— START OF SOURCE MATERIAL —
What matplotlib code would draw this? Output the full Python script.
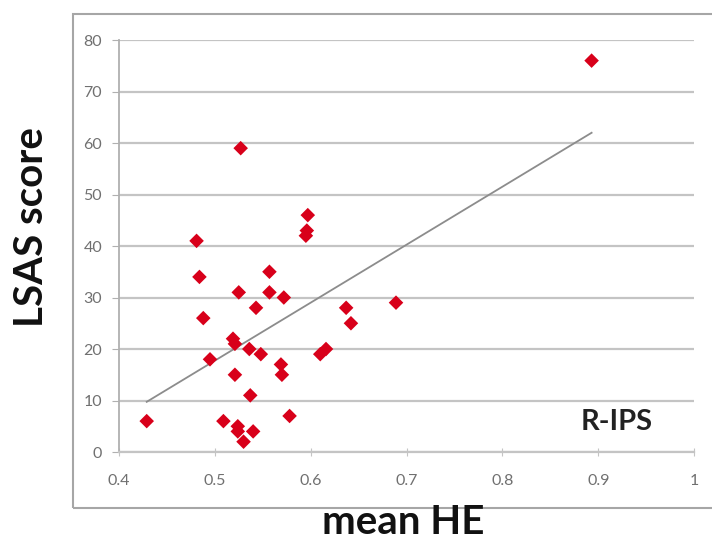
import matplotlib
matplotlib.use("Agg")
import matplotlib.pyplot as plt
import numpy as np
from matplotlib.patches import Rectangle

# mean HE (x) and LSAS score (y)
mean_he = [0.429, 0.481, 0.484, 0.488, 0.495, 0.509, 0.519, 0.521, 0.521,
           0.524, 0.524, 0.530, 0.525, 0.527, 0.536, 0.537, 0.540, 0.543,
           0.548, 0.557, 0.557, 0.572, 0.569, 0.570, 0.578, 0.595, 0.596,
           0.597, 0.610, 0.616, 0.637, 0.642, 0.689, 0.893]
lsas = [6, 41, 34, 26, 18, 6, 22, 21, 15,
        5, 4, 2, 31, 59, 20, 11, 4, 28,
        19, 35, 31, 30, 17, 15, 7, 42, 43,
        46, 19, 20, 28, 25, 29, 76]

x_ticks = [0.4, 0.5, 0.6, 0.7, 0.8, 0.9, 1]
x_tick_labels = ["0.4", "0.5", "0.6", "0.7", "0.8", "0.9", "1"]
y_ticks = [0, 10, 20, 30, 40, 50, 60, 70, 80]

x = np.array(mean_he)
y = np.array(lsas)

fig = plt.figure(figsize=(7.12, 5.41), dpi=100)
ax = fig.add_axes([0.167, 0.1645, 0.808, 0.7615])

# outer chart frame
fig.patches.append(Rectangle((0.1025, 0.061), 0.92, 0.913, transform=fig.transFigure,
                             fill=False, edgecolor="#a6a6a6", linewidth=1.5, zorder=0))

ax.set_xlim(0.4, 1)
ax.set_ylim(0, 80)
ax.set_yticks(y_ticks)
ax.set_xticks(x_ticks)
ax.set_xticklabels(x_tick_labels)

ax.grid(axis="y", color="#c4c4c4", linewidth=1.6)
ax.set_axisbelow(True)
for s in ["top", "right"]:
    ax.spines[s].set_visible(False)
ax.spines["left"].set_color("#b0b0b0")
ax.spines["bottom"].set_color("#c4c4c4")
ax.spines["left"].set_linewidth(1.3)
ax.spines["bottom"].set_linewidth(1.6)

ax.tick_params(axis="y", length=5, color="#b0b0b0", pad=7, labelsize=11.5, labelcolor="#707070")
ax.tick_params(axis="x", direction="inout", length=6, color="#c4c4c4", pad=13,
               labelsize=11.5, labelcolor="#707070")
for lab in ax.get_xticklabels() + ax.get_yticklabels():
    lab.set_family("Lato")

# linear trend line over the data range
k, b = np.polyfit(x, y, 1)
xs = np.array([x.min(), x.max()])
ax.plot(xs, k * xs + b, color="#8c8c8c", linewidth=1.3, zorder=2)

ax.scatter(x, y, marker="D", s=55, color="#d8001a", edgecolors="none", zorder=3)

ax.text(0.919, 5.9, "R-IPS", family="Lato", fontweight="bold", fontsize=21,
        color="#222222", ha="center", va="center")

fig.text(0.044, 0.58, "LSAS score", family="Lato", fontweight="bold", fontsize=29,
         rotation=90, ha="center", va="center", color="#111111")
fig.text(0.566, 0.035, "mean HE", family="Lato", fontweight="bold", fontsize=29,
         ha="center", va="center", color="#111111")

fig.savefig("out.png", dpi=100)
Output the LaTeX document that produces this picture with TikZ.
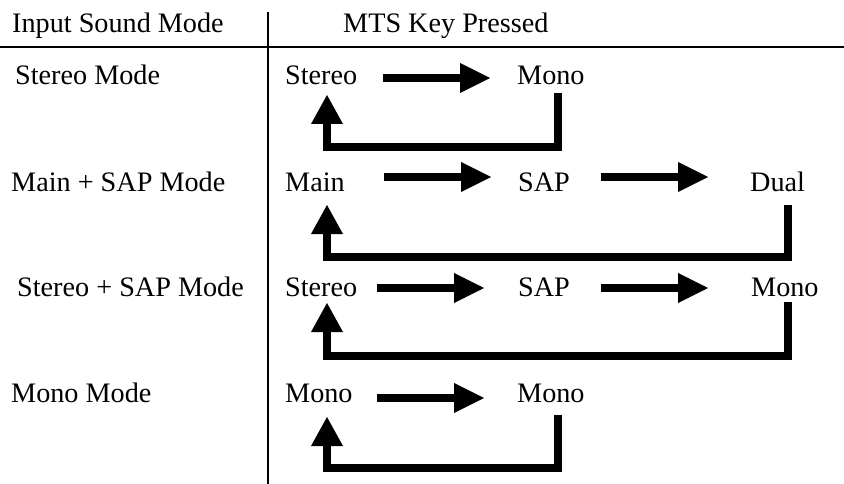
\documentclass[tikz,border=0pt]{standalone}
\usepackage{fontspec}
\setmainfont{Liberation Serif}
\usetikzlibrary{arrows.meta}
\begin{document}
\begin{tikzpicture}[x=1pt,y=-1pt,
  lbl/.style={anchor=base west,inner sep=0pt,font=\fontsize{28.2}{34}\selectfont},
  rule/.style={line width=1.6pt,black},
  fwd/.style={line width=8pt,-{Triangle[length=30pt,width=30pt,line width=0pt 0]}},
  back/.style={line width=8pt,line join=miter,-{Triangle[length=29pt,width=32pt,line width=0pt 0]}}]
\useasboundingbox (0,0) rectangle (844,484);
% table rules
\coordinate (vtop) at (268,12);
\coordinate (vbot) at (268,484);
\coordinate (hl) at (0,47);
\coordinate (hr) at (844,47);
\draw[rule] (vtop) -- (vbot);
\draw[rule] (hl) -- (hr);
% headers
\node[lbl] (h1) at (12,33) {Input Sound Mode};
\node[lbl] (h2) at (343,33) {MTS Key Pressed};
% left labels
\node[lbl] (m1) at (15,85) {Stereo Mode};
\node[lbl] (m2) at (11,192) {Main + SAP Mode};
\node[lbl] (m3) at (17,296) {Stereo + SAP Mode};
\node[lbl] (m4) at (11,402) {Mono Mode};
% row 1
\node[lbl] (a1) at (285,85) {Stereo};
\node[lbl] (b1) at (517,85) {Mono};
\coordinate (a1o) at (383,78);
\coordinate (b1i) at (490,78);
\draw[fwd] (a1o) -- (b1i);
\coordinate (b1d) at (558,93);
\coordinate (a1u) at (327,95);
\draw[back] (b1d) -- (558,147) -| (a1u);
% row 2
\node[lbl] (a2) at (285,192) {Main};
\node[lbl] (b2) at (518,192) {SAP};
\node[lbl] (c2) at (750,192) {Dual};
\coordinate (a2o) at (384,177);
\coordinate (b2i) at (491,177);
\coordinate (b2o) at (601,177);
\coordinate (c2i) at (708,177);
\draw[fwd] (a2o) -- (b2i);
\draw[fwd] (b2o) -- (c2i);
\coordinate (c2d) at (788,205);
\coordinate (a2u) at (327,205);
\draw[back] (c2d) -- (788,257) -| (a2u);
% row 3
\node[lbl] (a3) at (285,296) {Stereo};
\node[lbl] (b3) at (518,296) {SAP};
\node[lbl] (c3) at (751,296) {Mono};
\coordinate (a3o) at (377,288);
\coordinate (b3i) at (484,288);
\coordinate (b3o) at (601,288);
\coordinate (c3i) at (708,288);
\draw[fwd] (a3o) -- (b3i);
\draw[fwd] (b3o) -- (c3i);
\coordinate (c3d) at (788,302);
\coordinate (a3u) at (327,303);
\draw[back] (c3d) -- (788,356) -| (a3u);
% row 4
\node[lbl] (a4) at (285,402) {Mono};
\node[lbl] (b4) at (517,402) {Mono};
\coordinate (a4o) at (377,398);
\coordinate (b4i) at (484,398);
\draw[fwd] (a4o) -- (b4i);
\coordinate (b4d) at (558,415);
\coordinate (a4u) at (327,417);
\draw[back] (b4d) -- (558,468) -| (a4u);
\end{tikzpicture}
\end{document}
— END OF SOURCE MATERIAL —
• [WHAT IS EXPECTED] Return the lines exactly as they stand, from the start of the entries through the line holding "from matplotlib.patches import Rectangle"; omit the pictures.

• [SOLUTION TO THE PROBLEM]
What matplotlib code would draw this? Output the full Python script.
import matplotlib
matplotlib.use("Agg")
import matplotlib.pyplot as plt
import numpy as np
from matplotlib.patches import Rectangle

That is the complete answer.